En la era Quintero Calle, que apenas lleva cuatro meses, nada nuevo en la estrategia de seguridad se ha mostrado, termina siendo una copia calcada a las administraciones anteriores y se resume en lo mismo: instalar o adecuar cámaras de seguridad, aumentar el número de cuadrantes, aunque no haya personal policial disponible, activar o mantener la red de cooperantes, recompensas y anuncios mediáticos sobre “importantes capturas” de personas sin mayor poder o que ya están relevados o de salida; en concreto, nada novedoso se muestra debido a la contingencia que se vive.
Lo complejo en la actualidad radica en la llegada de la pandemia del COVID-19, que irremediablemente hará cambiar muchas cosas en la vida de la ciudad, entre ellas, que inexorablemente vendrán las trasformaciones en el accionar de la criminalidad.

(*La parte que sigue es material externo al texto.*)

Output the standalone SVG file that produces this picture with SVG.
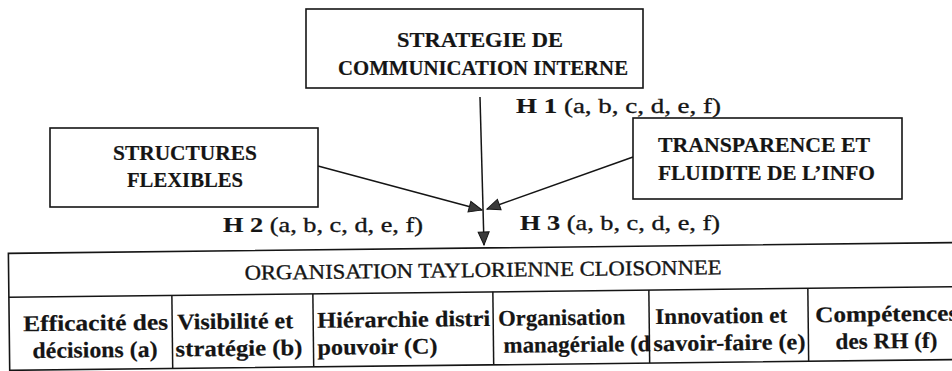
<svg xmlns="http://www.w3.org/2000/svg" width="952" height="371" viewBox="0 0 952 371">
  <style>
    .box { fill: #ffffff; stroke: #151515; stroke-width: 1.6; }
    .line { fill: none; stroke: #151515; stroke-width: 1.5; }
    .b { font-family: "Liberation Serif", "Times New Roman", serif; font-weight: bold; fill: #151515; stroke: #151515; stroke-width: 0.2; }
    .r { font-family: "Liberation Serif", "Times New Roman", serif; font-weight: normal; fill: #151515; stroke: #151515; stroke-width: 0.35; }
    .title { font-size: 21px; }
    .head { font-size: 21px; }
    .hyp { font-size: 22px; }
    .cell { font-size: 22.5px; }
  </style>
  <defs>
    <marker id="arrow" markerUnits="userSpaceOnUse" markerWidth="16" markerHeight="14" refX="14" refY="6.5" orient="auto">
      <path d="M1,1 L14,6.5 L1,12 Z" fill="#3a3a3a" stroke="#151515" stroke-width="1"/>
    </marker>
  </defs>

  <rect width="952" height="371" fill="#ffffff"/>

  <!-- connectors -->
  <g id="connectors">
    <line class="line" x1="480" y1="97" x2="484" y2="245" marker-end="url(#arrow)"/>
    <line class="line" x1="318" y1="166" x2="482" y2="210" marker-end="url(#arrow)"/>
    <line class="line" x1="633" y1="157" x2="487" y2="209" marker-end="url(#arrow)"/>
  </g>

  <!-- hypothesis labels -->
  <g id="labels">
    <text class="hyp" x="516" y="113" textLength="205" lengthAdjust="spacingAndGlyphs"><tspan class="b">H 1</tspan><tspan class="r"> (a, b, c, d, e, f)</tspan></text>
    <text class="hyp" x="223" y="232" textLength="200" lengthAdjust="spacingAndGlyphs"><tspan class="b">H 2</tspan><tspan class="r"> (a, b, c, d, e, f)</tspan></text>
    <text class="hyp" x="520" y="230" textLength="200" lengthAdjust="spacingAndGlyphs"><tspan class="b">H 3</tspan><tspan class="r"> (a, b, c, d, e, f)</tspan></text>
  </g>

  <!-- top node -->
  <g id="strategie">
    <rect class="box" x="306" y="9" width="337" height="79"/>
    <text class="b title" x="397" y="47" textLength="166" lengthAdjust="spacingAndGlyphs">STRATEGIE DE</text>
    <text class="b title" x="338" y="75" textLength="290" lengthAdjust="spacingAndGlyphs">COMMUNICATION INTERNE</text>
  </g>

  <!-- left node -->
  <g id="structures">
    <rect class="box" x="50" y="128" width="268" height="79"/>
    <text class="b title" x="113" y="160" textLength="144" lengthAdjust="spacingAndGlyphs">STRUCTURES</text>
    <text class="b title" x="127" y="187" textLength="116" lengthAdjust="spacingAndGlyphs">FLEXIBLES</text>
  </g>

  <!-- right node -->
  <g id="transparence">
    <rect class="box" x="633" y="118" width="269" height="81"/>
    <text class="b title" x="658" y="152" textLength="212" lengthAdjust="spacingAndGlyphs">TRANSPARENCE ET</text>
    <text class="b title" x="658" y="180" textLength="217" lengthAdjust="spacingAndGlyphs">FLUIDITE DE L’INFO</text>
  </g>

  <!-- bottom table: heading row and six criteria -->
  <g id="organisation" transform="rotate(-0.65 480 305)">
    <rect class="box" x="9" y="248" width="960" height="117"/>
    <line class="line" x1="9" y1="292" x2="969" y2="292"/>
    <line class="line" x1="172" y1="292" x2="172" y2="365"/>
    <line class="line" x1="313" y1="292" x2="313" y2="365"/>
    <line class="line" x1="493" y1="292" x2="493" y2="365"/>
    <line class="line" x1="649" y1="292" x2="649" y2="365"/>
    <line class="line" x1="808" y1="292" x2="808" y2="365"/>

    <text class="r head" x="245" y="277" textLength="477" lengthAdjust="spacingAndGlyphs">ORGANISATION TAYLORIENNE CLOISONNEE</text>

    <text class="b cell" x="23" y="326" textLength="145" lengthAdjust="spacingAndGlyphs">Efficacité des</text>
    <text class="b cell" x="32" y="353" textLength="125" lengthAdjust="spacingAndGlyphs">décisions (a)</text>

    <text class="b cell" x="177" y="326" textLength="116" lengthAdjust="spacingAndGlyphs">Visibilité et</text>
    <text class="b cell" x="175" y="353" textLength="127" lengthAdjust="spacingAndGlyphs">stratégie (b)</text>

    <text class="b cell" x="317" y="326" textLength="173" lengthAdjust="spacingAndGlyphs">Hiérarchie distri</text>
    <text class="b cell" x="317" y="353" textLength="120" lengthAdjust="spacingAndGlyphs">pouvoir (C)</text>

    <text class="b cell" x="498" y="326" textLength="127" lengthAdjust="spacingAndGlyphs">Organisation</text>
    <text class="b cell" x="503" y="353" textLength="147" lengthAdjust="spacingAndGlyphs">managériale (d</text>

    <text class="b cell" x="655" y="326" textLength="132" lengthAdjust="spacingAndGlyphs">Innovation et</text>
    <text class="b cell" x="653" y="353" textLength="152" lengthAdjust="spacingAndGlyphs">savoir-faire (e)</text>

    <text class="b cell" x="815" y="326" textLength="143" lengthAdjust="spacingAndGlyphs">Compétences</text>
    <text class="b cell" x="835" y="353" textLength="102" lengthAdjust="spacingAndGlyphs">des RH (f)</text>
  </g>
</svg>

Ese nuevo panorama exigiría, por lógica, que la seguridad urbana contara con planes de choque a corto y mediano plazo para actuar en el terreno ante las posibles actuaciones del crimen organizado; en otras palabras: una estrategia de seguridad integral en la era del coronavirus.
Es claro que el coctel ya se está mezclando: virus, desigualdad social, inseguridad, criminalidad y violencia que pueden generar la desestabilización de la ciudad metropolitana.

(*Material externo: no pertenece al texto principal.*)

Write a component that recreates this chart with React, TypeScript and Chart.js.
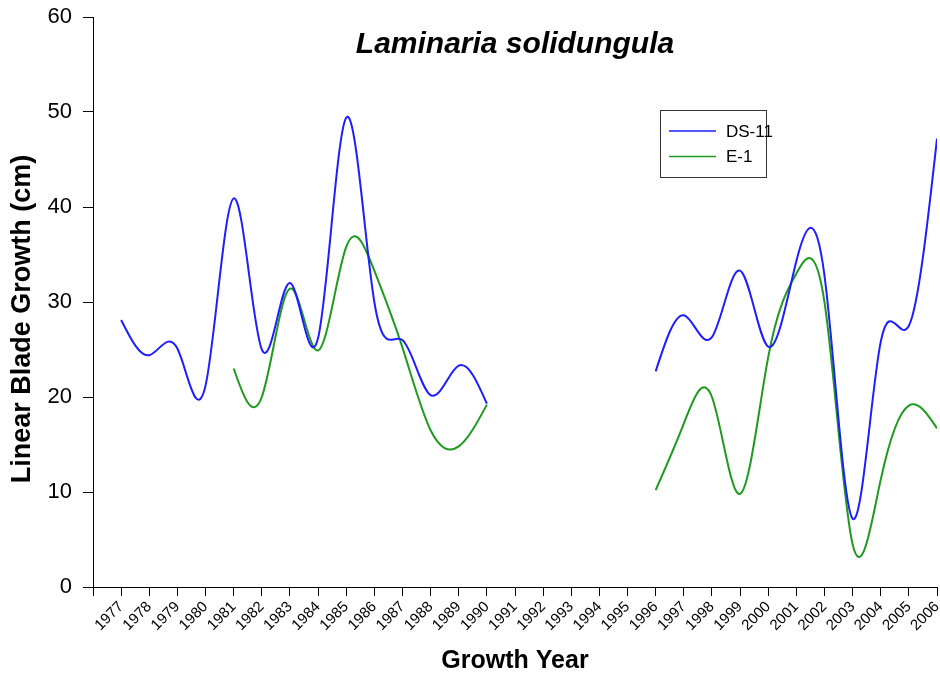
import React, { useEffect, useRef } from 'react';
import { Chart, registerables } from 'chart.js';

Chart.register(...registerables);

const years = [1977, 1978, 1979, 1980, 1981, 1982, 1983, 1984, 1985, 1986, 1987, 1988, 1989, 1990, 1991, 1992, 1993, 1994, 1995, 1996, 1997, 1998, 1999, 2000, 2001, 2002, 2003, 2004, 2005, 2006];
const ds11 = [28.1, 24.4, 25.1, 21.2, 40.9, 25.0, 32.0, 26.2, 49.4, 30.0, 26.0, 20.2, 23.3, 19.3, null, null, null, null, null, 22.7, 28.6, 26.3, 33.3, 25.3, 34.3, 32.8, 7.2, 25.8, 27.5, 47.2];
const e1 = [null, null, null, null, 23.0, 20.0, 31.4, 24.9, 35.8, 33.3, 25.2, 16.5, 14.8, 19.2, null, null, null, null, null, 10.2, 17.2, 20.0, 9.8, 24.2, 33.0, 30.0, 4.5, 11.3, 19.1, 16.7];
const seriesNames = ['DS-11', 'E-1'];
const seriesColors = ['rgb(30,30,255)', 'rgb(30,155,30)'];
const chartTitle = 'Laminaria solidungula';
const xTitle = 'Growth Year';
const yTitle = 'Linear Blade Growth (cm)';
const yMin = 0;
const yMax = 60;
const yStep = 10;
const xMin = 1976;
const xMax = 2006;

const FONT = "'Liberation Sans', Arial, Helvetica, sans-serif";

// Natural cubic spline through the library's own point positions,
// written into the control points of Chart.js's line/point elements.
function naturalSlopes(xs: number[], ys: number[]): number[] {
  const n = xs.length;
  if (n === 2) {
    const s = (ys[1] - ys[0]) / (xs[1] - xs[0]);
    return [s, s];
  }
  const h: number[] = [];
  for (let i = 0; i < n - 1; i++) h.push(xs[i + 1] - xs[i]);
  const M = new Array(n).fill(0);
  const a: number[] = [], b: number[] = [], c: number[] = [], d: number[] = [];
  for (let i = 1; i < n - 1; i++) {
    a.push(h[i - 1]);
    b.push(2 * (h[i - 1] + h[i]));
    c.push(h[i]);
    d.push(6 * ((ys[i + 1] - ys[i]) / h[i] - (ys[i] - ys[i - 1]) / h[i - 1]));
  }
  const m = b.length;
  for (let i = 1; i < m; i++) {
    const w = a[i] / b[i - 1];
    b[i] -= w * c[i - 1];
    d[i] -= w * d[i - 1];
  }
  const sol = new Array(m).fill(0);
  sol[m - 1] = d[m - 1] / b[m - 1];
  for (let i = m - 2; i >= 0; i--) sol[i] = (d[i] - c[i] * sol[i + 1]) / b[i];
  for (let i = 0; i < m; i++) M[i + 1] = sol[i];
  const slopes: number[] = [];
  for (let i = 0; i < n - 1; i++) {
    slopes.push((ys[i + 1] - ys[i]) / h[i] - (h[i] * (2 * M[i] + M[i + 1])) / 6);
  }
  slopes.push((ys[n - 1] - ys[n - 2]) / h[n - 2] + (h[n - 2] * (M[n - 2] + 2 * M[n - 1])) / 6);
  return slopes;
}

const splinePlugin = {
  id: 'xspline',
  beforeDatasetDraw(chart: any, args: any) {
    const meta = args.meta;
    const line = meta.dataset;
    if (!line) return;
    line.updateControlPoints(chart.chartArea, meta.indexAxis);
    const runs: any[][] = [];
    let cur: any[] = [];
    meta.data.forEach((p: any) => {
      if (p.skip) {
        if (cur.length) runs.push(cur);
        cur = [];
      } else cur.push(p);
    });
    if (cur.length) runs.push(cur);
    runs.forEach((r) => {
      const n = r.length;
      if (n < 2) return;
      const m = naturalSlopes(r.map((p) => p.x), r.map((p) => p.y));
      for (let i = 0; i < n; i++) {
        const p = r[i];
        if (i > 0) {
          const dx = (p.x - r[i - 1].x) / 3;
          p.cp1x = p.x - dx;
          p.cp1y = p.y - m[i] * dx;
        } else {
          p.cp1x = p.x;
          p.cp1y = p.y;
        }
        if (i < n - 1) {
          const dx = (r[i + 1].x - p.x) / 3;
          p.cp2x = p.x + dx;
          p.cp2y = p.y + m[i] * dx;
        } else {
          p.cp2x = p.x;
          p.cp2y = p.y;
        }
      }
    });
    line._path = undefined;
  },
};

const overlayPlugin = {
  id: 'overlay',
  afterDraw(chart: any) {
    const ctx = chart.ctx;
    const area = chart.chartArea;
    ctx.save();
    ctx.fillStyle = '#000';
    ctx.font = `italic bold 30px ${FONT}`;
    ctx.textAlign = 'center';
    ctx.textBaseline = 'middle';
    ctx.fillText(chartTitle, (area.left + area.right) / 2, 45);
    ctx.save();
    ctx.translate(23, 319);
    ctx.rotate(-Math.PI / 2);
    ctx.font = `bold 27px ${FONT}`;
    ctx.fillText(yTitle, 0, 0);
    ctx.restore();
    const bx = 660.5, by = 110.5, bw = 106, bh = 67;
    ctx.fillStyle = '#fff';
    ctx.fillRect(bx, by, bw, bh);
    ctx.strokeStyle = '#333';
    ctx.lineWidth = 1;
    ctx.strokeRect(bx, by, bw, bh);
    ctx.font = `17px ${FONT}`;
    ctx.textAlign = 'left';
    chart.data.datasets.forEach((ds: any, i: number) => {
      const y = 131 + i * 25.5;
      ctx.strokeStyle = ds.borderColor;
      ctx.lineWidth = 1.5;
      ctx.beginPath();
      ctx.moveTo(669, y);
      ctx.lineTo(716, y);
      ctx.stroke();
      ctx.fillStyle = '#000';
      ctx.fillText(ds.label, 726, y + 1);
    });
    ctx.restore();
  },
};

export default function App() {
  const ref = useRef<HTMLCanvasElement | null>(null);
  useEffect(() => {
    if (!ref.current) return;
    const mk = (i: number, vals: (number | null)[]) => ({
      label: seriesNames[i],
      data: years.map((yr, k) => ({ x: yr, y: vals[k] })),
      borderColor: seriesColors[i],
      backgroundColor: seriesColors[i],
      borderWidth: 2,
      pointRadius: 0,
      tension: 0.4,
      spanGaps: false,
      fill: false,
    });
    const chart = new Chart(ref.current, {
      type: 'line',
      data: { datasets: [mk(0, ds11), mk(1, e1)] },
      options: {
        animation: false,
        responsive: true,
        maintainAspectRatio: false,
        layout: { padding: { left: 0, right: 3, top: 17, bottom: 0 } },
        plugins: {
          legend: { display: false },
          tooltip: { enabled: false },
          title: { display: false },
        },
        scales: {
          x: {
            type: 'linear',
            min: xMin,
            max: xMax,
            grid: { display: true, drawOnChartArea: false, drawTicks: true, tickLength: 9, color: '#000' },
            border: { display: true, color: '#000', width: 1 },
            ticks: {
              stepSize: 1,
              autoSkip: false,
              maxRotation: 45,
              minRotation: 45,
              padding: 2,
              color: '#000',
              font: { family: FONT, size: 15 },
              callback: (v: any) => (v === xMin ? '' : String(v)),
            },
            title: {
              display: true,
              text: xTitle,
              color: '#000',
              font: { family: FONT, size: 25, weight: 'bold' },
              padding: { top: 4, bottom: 1 },
            },
            afterFit: (s: any) => {
              s.height = 90;
              s.paddingLeft = 0;
              s.paddingRight = 0;
            },
          },
          y: {
            type: 'linear',
            min: yMin,
            max: yMax,
            grid: { display: true, drawOnChartArea: false, drawTicks: true, tickLength: 10, color: '#000' },
            border: { display: true, color: '#000', width: 1 },
            ticks: {
              stepSize: yStep,
              padding: 11,
              color: '#000',
              font: { family: FONT, size: 22 },
            },
            title: { display: false },
            afterFit: (s: any) => {
              s.width = 93;
              s.paddingTop = 0;
              s.paddingBottom = 0;
            },
          },
        },
      },
      plugins: [splinePlugin, overlayPlugin],
    });
    return () => chart.destroy();
  }, []);
  return (
    <div style={{ position: 'absolute', left: 0, top: 0, width: 940, height: 677, background: '#fff' }}>
      <canvas ref={ref} />
    </div>
  );
}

En estos cuatro meses la estrategia de seguridad está basándose en capturas, decomisos y control relativo al crimen urbano, que está a la expectativa de que se establezca una verdadera ley de sometimiento a la justicia que reemplace la inoperante Ley 1908 de 2018, y que les permita negociar su desmantelamiento parcial, mas no total. Ese crimen urbano que hoy mantiene “relativamente tranquila a la ciudad”, pero no está atomizado o mucho menos acabado como esgrimen posiciones triunfalistas en un periodo de una relativa “reducción de homicidios”, ¿hasta cuándo se mantendrá pasivo?
Hay muchos ejemplos palpables sobre lo errado de la política de seguridad antes y ahora, uno de ellos es la comuna 10 —centro o La Candelaria—, que a pesar de la existencia de una cuarentena obligatoria, tiene sectores donde no se acata su obligatoriedad. Algunos de ellos son San Benito, La Candelaria, El Raudal, La Veracruz, la plazuela Rojas Pinilla, la avenida de Greiff —donde inicia el llamado Bronx— y los alrededores del Museo de Antioquia, el sector de los puentes y la plaza Minorista, entre otras.

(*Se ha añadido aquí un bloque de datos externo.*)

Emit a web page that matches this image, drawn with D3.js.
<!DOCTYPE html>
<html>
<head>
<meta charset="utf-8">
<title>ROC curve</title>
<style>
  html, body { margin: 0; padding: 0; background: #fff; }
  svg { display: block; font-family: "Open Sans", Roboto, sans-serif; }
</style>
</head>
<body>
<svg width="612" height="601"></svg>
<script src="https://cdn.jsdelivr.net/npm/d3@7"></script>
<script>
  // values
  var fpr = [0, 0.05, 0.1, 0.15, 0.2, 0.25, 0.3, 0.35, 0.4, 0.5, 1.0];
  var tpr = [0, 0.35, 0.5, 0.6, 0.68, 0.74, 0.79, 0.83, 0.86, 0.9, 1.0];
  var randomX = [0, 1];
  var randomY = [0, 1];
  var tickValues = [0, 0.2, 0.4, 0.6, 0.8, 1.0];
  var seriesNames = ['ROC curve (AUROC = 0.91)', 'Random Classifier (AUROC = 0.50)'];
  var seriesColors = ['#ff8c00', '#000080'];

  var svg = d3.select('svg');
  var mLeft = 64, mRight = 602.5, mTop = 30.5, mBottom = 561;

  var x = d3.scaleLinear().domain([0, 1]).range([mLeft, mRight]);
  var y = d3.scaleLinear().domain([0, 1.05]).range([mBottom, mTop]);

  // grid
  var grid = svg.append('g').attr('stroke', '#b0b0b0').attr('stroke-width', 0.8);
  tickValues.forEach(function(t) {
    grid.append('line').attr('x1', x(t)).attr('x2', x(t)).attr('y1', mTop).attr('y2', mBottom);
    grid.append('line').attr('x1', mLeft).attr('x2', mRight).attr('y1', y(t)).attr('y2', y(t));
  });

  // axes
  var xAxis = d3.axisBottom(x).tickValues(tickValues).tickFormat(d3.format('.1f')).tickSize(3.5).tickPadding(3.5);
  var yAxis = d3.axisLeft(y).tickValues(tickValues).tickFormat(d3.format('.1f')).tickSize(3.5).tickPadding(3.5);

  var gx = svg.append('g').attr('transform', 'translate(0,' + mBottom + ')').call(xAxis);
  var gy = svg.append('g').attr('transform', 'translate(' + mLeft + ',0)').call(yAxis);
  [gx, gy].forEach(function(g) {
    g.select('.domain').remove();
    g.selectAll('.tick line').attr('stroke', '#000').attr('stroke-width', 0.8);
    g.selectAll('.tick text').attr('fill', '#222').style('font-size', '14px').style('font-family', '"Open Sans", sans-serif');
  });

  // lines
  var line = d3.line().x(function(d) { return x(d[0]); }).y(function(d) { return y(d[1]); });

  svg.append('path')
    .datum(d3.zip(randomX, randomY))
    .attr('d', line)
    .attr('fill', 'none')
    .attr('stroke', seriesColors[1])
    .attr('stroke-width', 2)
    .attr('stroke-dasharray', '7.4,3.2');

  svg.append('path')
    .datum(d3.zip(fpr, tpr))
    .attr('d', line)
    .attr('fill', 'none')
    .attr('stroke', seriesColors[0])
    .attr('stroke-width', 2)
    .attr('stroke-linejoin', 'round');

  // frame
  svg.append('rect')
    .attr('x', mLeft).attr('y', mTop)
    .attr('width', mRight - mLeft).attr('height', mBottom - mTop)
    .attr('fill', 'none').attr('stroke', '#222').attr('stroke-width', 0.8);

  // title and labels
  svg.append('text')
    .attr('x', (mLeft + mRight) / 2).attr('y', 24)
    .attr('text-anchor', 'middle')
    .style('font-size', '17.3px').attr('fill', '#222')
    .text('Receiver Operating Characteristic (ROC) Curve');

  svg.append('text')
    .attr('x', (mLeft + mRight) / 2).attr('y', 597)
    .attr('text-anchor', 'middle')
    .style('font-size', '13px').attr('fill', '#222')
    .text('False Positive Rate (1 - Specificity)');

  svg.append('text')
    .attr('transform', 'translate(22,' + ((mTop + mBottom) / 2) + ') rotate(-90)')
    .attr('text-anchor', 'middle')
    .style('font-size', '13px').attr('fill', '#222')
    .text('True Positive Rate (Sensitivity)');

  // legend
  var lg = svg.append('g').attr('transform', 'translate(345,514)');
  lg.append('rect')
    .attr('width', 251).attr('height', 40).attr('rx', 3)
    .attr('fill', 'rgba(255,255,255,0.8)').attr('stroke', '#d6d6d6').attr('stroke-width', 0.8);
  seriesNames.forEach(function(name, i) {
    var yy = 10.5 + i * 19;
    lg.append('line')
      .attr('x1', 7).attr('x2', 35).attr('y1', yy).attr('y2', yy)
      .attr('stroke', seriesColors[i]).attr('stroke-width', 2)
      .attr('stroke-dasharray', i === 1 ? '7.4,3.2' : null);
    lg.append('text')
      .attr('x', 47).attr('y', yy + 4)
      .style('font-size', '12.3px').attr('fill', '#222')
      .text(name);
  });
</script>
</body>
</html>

En ese perímetro siguen confluyendo —nunca se han ido— varias actividades criminales; por un lado, las plazas de vicio y el aparato militar ilegal que brinda “protección” y que recibe el nombre de Convivir; por el otro, el pagadiario, las casas de tortura y pique, además del contrabando, la prostitución, la explotación sexual y las vacunas.
El otro ejemplo muestra que en ningún momento se desmantela o se arrincona a los actores armados ilegales, si acaso se les controla. Los resultados saltan a la vista en una ciudad con presencia criminal permanente. El supuesto desmantelamiento en días pasados de la banda La Agonía, en la comuna 13, y verla reaparecer posteriormente repartiendo mercados en comunidades necesitadas, muestra lo errado de la ya caduca estrategia de seguridad que pervive en el modelo de seguridad urbano.
Eso ocurre en Medellín, donde 80 % del territorio tiene presencia de actores armados, unas 350 bandas, más de 8.000 personas que participan en ellas directa o indirectamente, bandas que mayoritariamente están vinculadas a las líneas militares de la Oficina del Valle de Aburrá o, en su defecto, son independientes o están con Las AGC o Clan del Golfo.
En conclusión, la ciudad necesita con urgencia una nueva hoja de ruta en seguridad y convivencia, la encargada de impulsarla, motivarla y ponerla a funcionar debería ser la Secretaría de Seguridad y Convivencia, sin embargo, hasta el momento brilla por su timidez y ausencia. ¿Qué hacemos, señor alcalde Daniel Quintero, con la construcción de la estrategia de seguridad integral en tiempos de pandemia? ¿Innovamos o nos estancamos?